The typical dairy cow ration consists of homegrown forages as well as minerals and grains brought to the dairy from off-farm sources. These “imported” feedstuffs include trace minerals that may not be present (or present in much smaller amounts) in the homegrown forages.
It’s possible that some of the zinc found in Miner Institute’s manured crop fields was from the small amount of zinc sulfate fertilizer included in the corn starter. It is more likely, however, that much of it came from the cow manure applied to those fields — a form of recycling from corn silage fed to cows and then passed through their manure.
Make the most of manure
Many dairy farms have crop rotations that include corn harvested for silage and either alfalfa or alfalfa-grass. A Concentrated Animal Feeding Operation (CAFO) is required to have a nutrient management plan, but all dairy farms should have a similar plan, either formal or informal. This planning helps maximize the nutrients from dairy manure for the entire rotation.
Manure is often applied prior to planting corn in a rotation to supply nitrogen to the crop and to build soil fertility, reducing the amount of commercial fertilizer needed. Often, soil phosphorus and potassium levels can be improved enough during several years of corn production so that little or no starter fertilizer is needed during hay crop establishment.
High yields of alfalfa remove a lot of potassium from a field, so some topdressed potassium fertilizer is frequently needed, especially during the third and later years of production. With alfalfa or alfalfa-grass stands, topdressed liquid or slurry manure can be used to supply at least some of this potassium and other nutrients.

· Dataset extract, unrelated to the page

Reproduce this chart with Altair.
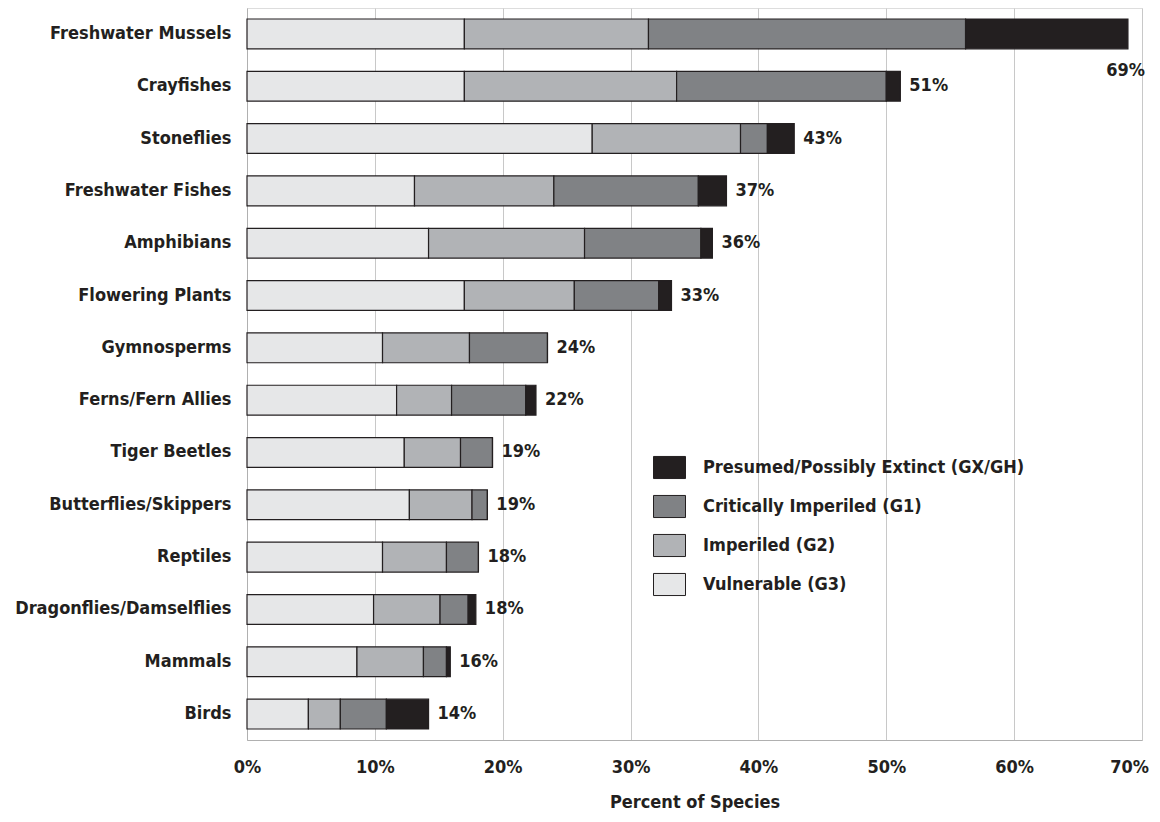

Dairy manure has an immediate and beneficial impact on plant vigor and crop yield, and some of the nitrogen in manure is also available for at least two years following a manure application. But what about the organic matter and other nutrients in the manure, including the “multivitamins?” As the Idaho research suggests, these may remain in the soil for many years and have a positive impact on subsequent crop yields and quality.